Простой шаг: счесть ложными те идеи, с которыми тело страдает и исчезает.
Мы его делаем. Многие старинные философы в этом месте ехидно спросят: а какие у вас основания его делать? Ну хотя бы такое: мнения тел, которые исчезают, исчезают вместе с ними. Мы правы просто потому, что мы есть – на фоне тех, кого вследствие их менее совершенного знания уже не стало. Или вот еще: мы не хотим страдать. Даже не так: мы признаем, что возникли существами, которые не хотят страдать. Это сфера фактов, пока без всяких моральных примесей. Но, сказав А, мы уже логически говорим и Б. Без всяких сказок, какая-то мораль отсюда уже следует. И она не столько изобретается, сколько исследуется и расследуется.
Наконец, я не настаиваю. Если кому-то нравится думать, что существуют два мира, – живите на два мира. Страдайте вволю, исчезайте на здоровье – дело ваше. Когда все, кому сильно надо, исчезнут – я повторюсь. Эволюция засчитает победу моей стороне так, как это иногда бывает в спорте: ввиду неявки команды противника.
Глава 17
В среднем добро побеждает
Потусторонняя логика. – Предательство по уму. – Репутация меняет все. – Хорошая программа оставляет потомство. – Основной вопрос этики.
Вспомним «партию метафизиков». Ту, которая принципиально не учит пользе, радости и прочим второстепенным вещам. Как правило, она учит долгу. Но если долг не везет к пользе того, кто ему следует… Половина метафизики возникает вот здесь – если в нашем мире не ведет, значит, где-то еще везет. Иначе мы живем в адском мире, где порок торжествует и добродетель попираема. Мы не можем жить в адском мире. Значит, существует иная жизнь – хотя бы ради подведения баланса, с которым мы готовы согласиться.

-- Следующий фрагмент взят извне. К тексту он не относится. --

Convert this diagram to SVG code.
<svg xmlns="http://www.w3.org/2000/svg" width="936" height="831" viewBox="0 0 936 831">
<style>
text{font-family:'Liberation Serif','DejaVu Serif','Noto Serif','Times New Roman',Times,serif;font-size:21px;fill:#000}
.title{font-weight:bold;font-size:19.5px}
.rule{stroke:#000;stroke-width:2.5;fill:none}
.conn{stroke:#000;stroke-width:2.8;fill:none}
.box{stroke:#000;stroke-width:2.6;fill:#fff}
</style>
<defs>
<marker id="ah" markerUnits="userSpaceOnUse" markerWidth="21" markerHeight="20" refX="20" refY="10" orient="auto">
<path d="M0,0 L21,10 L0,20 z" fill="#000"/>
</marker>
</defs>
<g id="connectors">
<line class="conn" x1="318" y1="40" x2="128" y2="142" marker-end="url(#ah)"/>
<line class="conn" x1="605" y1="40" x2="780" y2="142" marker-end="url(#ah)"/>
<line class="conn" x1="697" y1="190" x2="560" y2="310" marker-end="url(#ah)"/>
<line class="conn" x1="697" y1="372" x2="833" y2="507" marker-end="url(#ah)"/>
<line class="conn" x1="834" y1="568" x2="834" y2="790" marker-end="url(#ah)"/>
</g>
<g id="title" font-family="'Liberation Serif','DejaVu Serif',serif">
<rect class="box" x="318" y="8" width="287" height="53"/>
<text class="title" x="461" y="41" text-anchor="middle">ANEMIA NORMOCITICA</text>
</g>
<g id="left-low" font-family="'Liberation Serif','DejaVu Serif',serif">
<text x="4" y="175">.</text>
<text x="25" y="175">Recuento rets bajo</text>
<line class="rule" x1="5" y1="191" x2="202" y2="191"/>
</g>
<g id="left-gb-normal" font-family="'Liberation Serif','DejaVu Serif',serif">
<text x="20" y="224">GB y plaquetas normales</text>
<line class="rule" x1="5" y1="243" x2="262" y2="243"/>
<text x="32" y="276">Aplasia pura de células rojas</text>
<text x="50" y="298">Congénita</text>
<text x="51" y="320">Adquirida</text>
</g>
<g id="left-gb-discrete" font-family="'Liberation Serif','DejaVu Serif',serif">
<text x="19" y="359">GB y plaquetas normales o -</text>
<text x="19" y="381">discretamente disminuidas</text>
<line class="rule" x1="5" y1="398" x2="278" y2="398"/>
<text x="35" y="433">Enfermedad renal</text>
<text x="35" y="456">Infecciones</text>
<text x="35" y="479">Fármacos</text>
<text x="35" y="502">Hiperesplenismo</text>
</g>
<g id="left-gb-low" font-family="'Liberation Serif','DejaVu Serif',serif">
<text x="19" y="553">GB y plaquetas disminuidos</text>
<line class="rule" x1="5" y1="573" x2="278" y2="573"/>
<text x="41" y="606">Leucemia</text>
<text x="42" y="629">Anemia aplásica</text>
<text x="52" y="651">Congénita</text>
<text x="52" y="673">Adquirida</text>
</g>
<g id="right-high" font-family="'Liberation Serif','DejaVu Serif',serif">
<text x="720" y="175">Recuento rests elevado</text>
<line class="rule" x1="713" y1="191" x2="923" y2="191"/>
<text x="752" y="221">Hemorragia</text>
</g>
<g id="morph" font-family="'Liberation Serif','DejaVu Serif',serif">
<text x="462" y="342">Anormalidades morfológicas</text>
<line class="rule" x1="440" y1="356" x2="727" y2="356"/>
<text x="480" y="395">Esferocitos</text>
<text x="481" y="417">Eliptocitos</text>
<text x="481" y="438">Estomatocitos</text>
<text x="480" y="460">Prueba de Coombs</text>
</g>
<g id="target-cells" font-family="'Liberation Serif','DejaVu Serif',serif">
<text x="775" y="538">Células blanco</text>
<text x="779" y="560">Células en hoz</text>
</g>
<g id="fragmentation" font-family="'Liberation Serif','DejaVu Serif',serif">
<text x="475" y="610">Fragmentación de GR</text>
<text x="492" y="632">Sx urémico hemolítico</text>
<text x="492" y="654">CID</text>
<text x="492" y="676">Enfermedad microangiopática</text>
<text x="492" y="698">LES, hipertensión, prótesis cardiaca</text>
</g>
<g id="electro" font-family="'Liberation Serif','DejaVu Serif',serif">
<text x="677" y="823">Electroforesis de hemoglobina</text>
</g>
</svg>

Нет ощущения, что это несколько чудная логика? С ошибками, которые можно разбирать в средней школе? Но вообще-то это в духе кантианства, и это не худшее, что есть в философской классике.
Давайте уточним. В нашей «этике дорожного движения» тоже ничто не ведет к пользе и радости гарантированно для всех, кто едет по правилам. Но есть корреляция между уважением к определенным правилам (далеко не ко всему, что люди могут принять за этику!) и выбором того, что обычные люди обычно хотят от жизни. Ради этой корреляции, малозаметной каждую минуту, но значимой по итогу, правила лучше соблюдать. Но гарантий нет. И исключения бывают вопиющи. Можно всех предать, продать, троих убить, дюжину изнасиловать – и прожить долгую счастливую жизнь уважаемого человека. Можно быть святым, получив за это позорную жизнь и тяжкую смерть, житие многих святых как раз об этом. Это яркие истории, но важны не они, а статистические массивы. На них видно, что этичность как стратегия предпочтительнее ее отсутствия. Конечно, со всеми оговорками: вдолгую, в среднем и т. д. Но любые правила работают именно так. Конкретно один раз, прожив двадцать минут по правилам, можно и облажаться. Но за двадцать лет они обычно дают преимущество.

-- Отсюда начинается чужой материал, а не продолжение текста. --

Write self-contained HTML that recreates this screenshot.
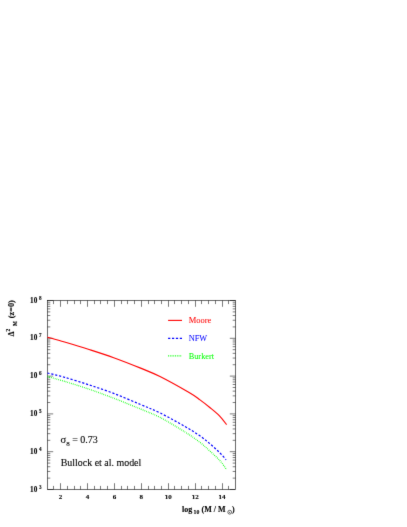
<!DOCTYPE html>
<html><head><meta charset="utf-8"><title>plot</title>
<style>
html,body{margin:0;padding:0;background:#fff;}
body{width:407px;height:527px;position:relative;overflow:hidden;font-family:"Liberation Serif",serif;}
svg text{font-family:"Liberation Serif",serif;}
</style></head><body>
<svg width="407" height="527" viewBox="0 0 407 527" style="position:absolute;left:0;top:0"><defs><filter id="bl" x="0" y="0" width="407" height="527" filterUnits="userSpaceOnUse"><feConvolveMatrix order="3" kernelMatrix="0.01 0.065 0.01 0.065 0.7 0.065 0.01 0.065 0.01" divisor="1" edgeMode="none" preserveAlpha="false"/></filter></defs>
<g filter="url(#bl)">
<rect x="47.50" y="300.50" width="188.00" height="189.00" fill="none" stroke="#000" stroke-width="0.58"/>
<path d="M53.50 489.50 V485.90 M53.50 300.50 V304.10 M60.50 489.50 V483.20 M60.50 300.50 V306.80 M67.50 489.50 V485.90 M67.50 300.50 V304.10 M74.50 489.50 V485.90 M74.50 300.50 V304.10 M80.50 489.50 V485.90 M80.50 300.50 V304.10 M87.50 489.50 V483.20 M87.50 300.50 V306.80 M94.50 489.50 V485.90 M94.50 300.50 V304.10 M100.50 489.50 V485.90 M100.50 300.50 V304.10 M107.50 489.50 V485.90 M107.50 300.50 V304.10 M114.50 489.50 V483.20 M114.50 300.50 V306.80 M121.50 489.50 V485.90 M121.50 300.50 V304.10 M127.50 489.50 V485.90 M127.50 300.50 V304.10 M134.50 489.50 V485.90 M134.50 300.50 V304.10 M141.50 489.50 V483.20 M141.50 300.50 V306.80 M148.50 489.50 V485.90 M148.50 300.50 V304.10 M154.50 489.50 V485.90 M154.50 300.50 V304.10 M161.50 489.50 V485.90 M161.50 300.50 V304.10 M168.50 489.50 V483.20 M168.50 300.50 V306.80 M174.50 489.50 V485.90 M174.50 300.50 V304.10 M181.50 489.50 V485.90 M181.50 300.50 V304.10 M188.50 489.50 V485.90 M188.50 300.50 V304.10 M195.50 489.50 V483.20 M195.50 300.50 V306.80 M201.50 489.50 V485.90 M201.50 300.50 V304.10 M208.50 489.50 V485.90 M208.50 300.50 V304.10 M215.50 489.50 V485.90 M215.50 300.50 V304.10 M222.50 489.50 V483.20 M222.50 300.50 V306.80 M228.50 489.50 V485.90 M228.50 300.50 V304.10 M47.50 489.50 H53.20 M235.50 489.50 H229.80 M47.50 478.12 H50.30 M235.50 478.12 H232.70 M47.50 471.46 H50.30 M235.50 471.46 H232.70 M47.50 466.74 H50.30 M235.50 466.74 H232.70 M47.50 463.08 H50.30 M235.50 463.08 H232.70 M47.50 460.09 H50.30 M235.50 460.09 H232.70 M47.50 457.56 H50.30 M235.50 457.56 H232.70 M47.50 455.36 H50.30 M235.50 455.36 H232.70 M47.50 453.43 H50.30 M235.50 453.43 H232.70 M47.50 451.70 H53.20 M235.50 451.70 H229.80 M47.50 440.32 H50.30 M235.50 440.32 H232.70 M47.50 433.66 H50.30 M235.50 433.66 H232.70 M47.50 428.94 H50.30 M235.50 428.94 H232.70 M47.50 425.28 H50.30 M235.50 425.28 H232.70 M47.50 422.29 H50.30 M235.50 422.29 H232.70 M47.50 419.76 H50.30 M235.50 419.76 H232.70 M47.50 417.56 H50.30 M235.50 417.56 H232.70 M47.50 415.63 H50.30 M235.50 415.63 H232.70 M47.50 413.90 H53.20 M235.50 413.90 H229.80 M47.50 402.52 H50.30 M235.50 402.52 H232.70 M47.50 395.86 H50.30 M235.50 395.86 H232.70 M47.50 391.14 H50.30 M235.50 391.14 H232.70 M47.50 387.48 H50.30 M235.50 387.48 H232.70 M47.50 384.49 H50.30 M235.50 384.49 H232.70 M47.50 381.96 H50.30 M235.50 381.96 H232.70 M47.50 379.76 H50.30 M235.50 379.76 H232.70 M47.50 377.83 H50.30 M235.50 377.83 H232.70 M47.50 376.10 H53.20 M235.50 376.10 H229.80 M47.50 364.72 H50.30 M235.50 364.72 H232.70 M47.50 358.06 H50.30 M235.50 358.06 H232.70 M47.50 353.34 H50.30 M235.50 353.34 H232.70 M47.50 349.68 H50.30 M235.50 349.68 H232.70 M47.50 346.69 H50.30 M235.50 346.69 H232.70 M47.50 344.16 H50.30 M235.50 344.16 H232.70 M47.50 341.96 H50.30 M235.50 341.96 H232.70 M47.50 340.03 H50.30 M235.50 340.03 H232.70 M47.50 338.30 H53.20 M235.50 338.30 H229.80 M47.50 326.92 H50.30 M235.50 326.92 H232.70 M47.50 320.26 H50.30 M235.50 320.26 H232.70 M47.50 315.54 H50.30 M235.50 315.54 H232.70 M47.50 311.88 H50.30 M235.50 311.88 H232.70 M47.50 308.89 H50.30 M235.50 308.89 H232.70 M47.50 306.36 H50.30 M235.50 306.36 H232.70 M47.50 304.16 H50.30 M235.50 304.16 H232.70 M47.50 302.23 H50.30 M235.50 302.23 H232.70 M47.50 300.50 H53.20 M235.50 300.50 H229.80" stroke="#000" stroke-width="0.52" fill="none"/>
<path d="M47.50 337.20 C50.35 338.00 57.67 339.95 64.60 342.00 C71.53 344.05 80.92 346.88 89.10 349.50 C97.28 352.12 105.22 354.63 113.70 357.70 C122.18 360.77 132.28 364.75 140.00 367.90 C147.72 371.05 151.82 372.48 160.00 376.60 C168.18 380.72 182.43 388.72 189.10 392.60 C195.77 396.48 196.55 397.42 200.00 399.90 C203.45 402.38 206.52 404.80 209.80 407.50 C213.08 410.20 216.90 413.23 219.70 416.10 C222.50 418.97 225.45 423.27 226.60 424.70" stroke="#ff0000" stroke-width="1.15" fill="none"/>
<path d="M47.50 373.00 C50.35 373.72 57.67 375.32 64.60 377.30 C71.53 379.28 80.92 382.22 89.10 384.90 C97.28 387.58 105.22 390.17 113.70 393.40 C122.18 396.63 132.28 401.05 140.00 404.30 C147.72 407.55 152.50 409.20 160.00 412.90 C167.50 416.60 178.55 422.82 185.00 426.50 C191.45 430.18 194.57 432.15 198.70 435.00 C202.83 437.85 206.30 440.65 209.80 443.60 C213.30 446.55 216.98 450.00 219.70 452.70 C222.42 455.40 225.03 458.62 226.10 459.80" stroke="#0000ff" stroke-width="1.2" stroke-dasharray="2.2 1.8" fill="none"/>
<path d="M47.50 376.50 C50.35 377.32 57.67 379.28 64.60 381.40 C71.53 383.52 80.92 386.40 89.10 389.20 C97.28 392.00 105.22 394.93 113.70 398.20 C122.18 401.47 132.28 405.60 140.00 408.80 C147.72 412.00 152.50 413.53 160.00 417.40 C167.50 421.27 178.33 427.83 185.00 432.00 C191.67 436.17 195.87 439.23 200.00 442.40 C204.13 445.57 206.52 448.00 209.80 451.00 C213.08 454.00 216.88 457.28 219.70 460.40 C222.52 463.52 225.53 468.15 226.70 469.70" stroke="#00ff00" stroke-width="1.25" stroke-dasharray="0.75 1.15" fill="none"/>
<path d="M168.1 320.4 H182" stroke="#ff0000" stroke-width="1.1"/>
<path d="M168.1 338.4 H182" stroke="#0000ff" stroke-width="1.1" stroke-dasharray="2.2 1.7"/>
<path d="M168.1 355.9 H181.2" stroke="#00ff00" stroke-width="1.1" stroke-dasharray="0.85 0.9"/>
<text x="188.70" y="323.10" font-size="8.50" fill="#ff0000"  text-anchor="start" stroke="#ff0000" stroke-width="0.05">Moore</text>
<text x="188.70" y="341.10" font-size="8.30" fill="#0000ff"  text-anchor="start" stroke="#0000ff" stroke-width="0.05">NFW</text>
<text x="188.70" y="358.70" font-size="8.30" fill="#00ff00"  text-anchor="start" stroke="#00ff00" stroke-width="0.05">Burkert</text>
<text x="60.50" y="443.10" font-size="10.00" fill="#000"  text-anchor="start" stroke="#000" stroke-width="0.12"><tspan font-size="10.6">σ</tspan><tspan font-size="7" dy="2.4">8</tspan><tspan dy="-2.4"> = 0.73</tspan></text>
<text x="60.70" y="465.50" font-size="9.95" fill="#000"  text-anchor="start" stroke="#000" stroke-width="0.12">Bullock et al. model</text>
<text x="37.30" y="491.60" font-size="7.20" fill="#000" font-weight="bold" stroke="#000" stroke-width="0.12" text-anchor="end" >10</text>
<text x="38.90" y="488.50" font-size="5.10" fill="#000" font-weight="bold" stroke="#000" stroke-width="0.12" text-anchor="start" >3</text>
<text x="37.30" y="453.80" font-size="7.20" fill="#000" font-weight="bold" stroke="#000" stroke-width="0.12" text-anchor="end" >10</text>
<text x="38.90" y="450.70" font-size="5.10" fill="#000" font-weight="bold" stroke="#000" stroke-width="0.12" text-anchor="start" >4</text>
<text x="37.30" y="416.00" font-size="7.20" fill="#000" font-weight="bold" stroke="#000" stroke-width="0.12" text-anchor="end" >10</text>
<text x="38.90" y="412.90" font-size="5.10" fill="#000" font-weight="bold" stroke="#000" stroke-width="0.12" text-anchor="start" >5</text>
<text x="37.30" y="378.20" font-size="7.20" fill="#000" font-weight="bold" stroke="#000" stroke-width="0.12" text-anchor="end" >10</text>
<text x="38.90" y="375.10" font-size="5.10" fill="#000" font-weight="bold" stroke="#000" stroke-width="0.12" text-anchor="start" >6</text>
<text x="37.30" y="340.40" font-size="7.20" fill="#000" font-weight="bold" stroke="#000" stroke-width="0.12" text-anchor="end" >10</text>
<text x="38.90" y="337.30" font-size="5.10" fill="#000" font-weight="bold" stroke="#000" stroke-width="0.12" text-anchor="start" >7</text>
<text x="37.30" y="302.60" font-size="7.20" fill="#000" font-weight="bold" stroke="#000" stroke-width="0.12" text-anchor="end" >10</text>
<text x="38.90" y="299.50" font-size="5.10" fill="#000" font-weight="bold" stroke="#000" stroke-width="0.12" text-anchor="start" >8</text>
<text x="60.55" y="498.70" font-size="7.00" fill="#000" font-weight="bold" stroke="#000" stroke-width="0.12" text-anchor="middle" >2</text>
<text x="87.47" y="498.70" font-size="7.00" fill="#000" font-weight="bold" stroke="#000" stroke-width="0.12" text-anchor="middle" >4</text>
<text x="114.39" y="498.70" font-size="7.00" fill="#000" font-weight="bold" stroke="#000" stroke-width="0.12" text-anchor="middle" >6</text>
<text x="141.31" y="498.70" font-size="7.00" fill="#000" font-weight="bold" stroke="#000" stroke-width="0.12" text-anchor="middle" >8</text>
<text x="168.23" y="498.70" font-size="7.00" fill="#000" font-weight="bold" stroke="#000" stroke-width="0.12" text-anchor="middle" >10</text>
<text x="195.15" y="498.70" font-size="7.00" fill="#000" font-weight="bold" stroke="#000" stroke-width="0.12" text-anchor="middle" >12</text>
<text x="222.07" y="498.70" font-size="7.00" fill="#000" font-weight="bold" stroke="#000" stroke-width="0.12" text-anchor="middle" >14</text>
<text x="182.00" y="511.80" font-size="8.00" fill="#000" font-weight="bold" stroke="#000" stroke-width="0.12" text-anchor="start" >log</text>
<text x="193.60" y="514.20" font-size="5.80" fill="#000" font-weight="bold" stroke="#000" stroke-width="0.12" text-anchor="start" >10</text>
<text x="201.50" y="511.80" font-size="8.00" fill="#000" font-weight="bold" stroke="#000" stroke-width="0.12" text-anchor="start" >(M / M</text>
<text x="232.10" y="511.80" font-size="8.00" fill="#000" font-weight="bold" stroke="#000" stroke-width="0.12" text-anchor="start" >)</text>
<circle cx="229.7" cy="512.2" r="1.9" fill="none" stroke="#000" stroke-width="0.6"/><circle cx="229.7" cy="512.2" r="0.5" fill="#000"/>
<g transform="translate(13.8,336.3) rotate(-90)" font-weight="bold" stroke="#000" stroke-width="0.12"><text x="0" y="0" font-size="7.5">Δ</text><text x="4.9" y="-3.9" font-size="5.6">2</text><text x="10.4" y="3.4" font-size="5.2">M</text><text x="18.1" y="0" font-size="8.3">(z=0)</text></g>
</g></svg>
</body></html>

Есть прекрасная модель того, как это происходит, в известной книге Ричарда Докинза «Эгоистичный ген»[6]. А именно в 12-й главе «Хорошие парни финишируют первыми». Пожалуйста, учтите эту ссылку. Их не так много в книге, считайте это моей редакционной политикой. Если на каждой странице по три ссылки, нормальный читатель, скорее всего, не уделит внимания ни одной. Но если ссылаться как можно реже, может быть, подействует. Короче, мы специально берегли этот патрон.
Вкратце все-таки расскажем, о чем там речь. Анализируются алгоритмы игры в известном «Парадоксе заключенного». Точнее, в «Парадоксе заключенного» с немного измененными правилами, более приближенными к жизни.
Сначала вспомним классический вариант.
«В своем первоначальном, человеческом варианте эта игра состоит в следующем. Имеется банкомет, который судит игру и выплачивает выигрыши двум игрокам. Допустим, что я играю против вас (хотя, как мы увидим, “против” – это как раз то, чего нам не следует делать). На руках у каждого игрока только по две карты с надписями “Кооперируюсь” и “Отказываюсь”. Каждый из нас выбирает одну из двух своих карт и кладет ее на стол рубашкой вверх, с тем чтобы ни один из игроков не знал, как пошел другой; собственно говоря, оба они ходят одновременно. Далее игроки напряженно ожидают, пока банкомет перевернет карты. Напряженность связана с тем, что выигрыш зависит не только от собственного хода (каждый игрок знает, какую карту положил он сам), но и от хода противника (что остается неизвестным, пока банкомет не перевернет карты).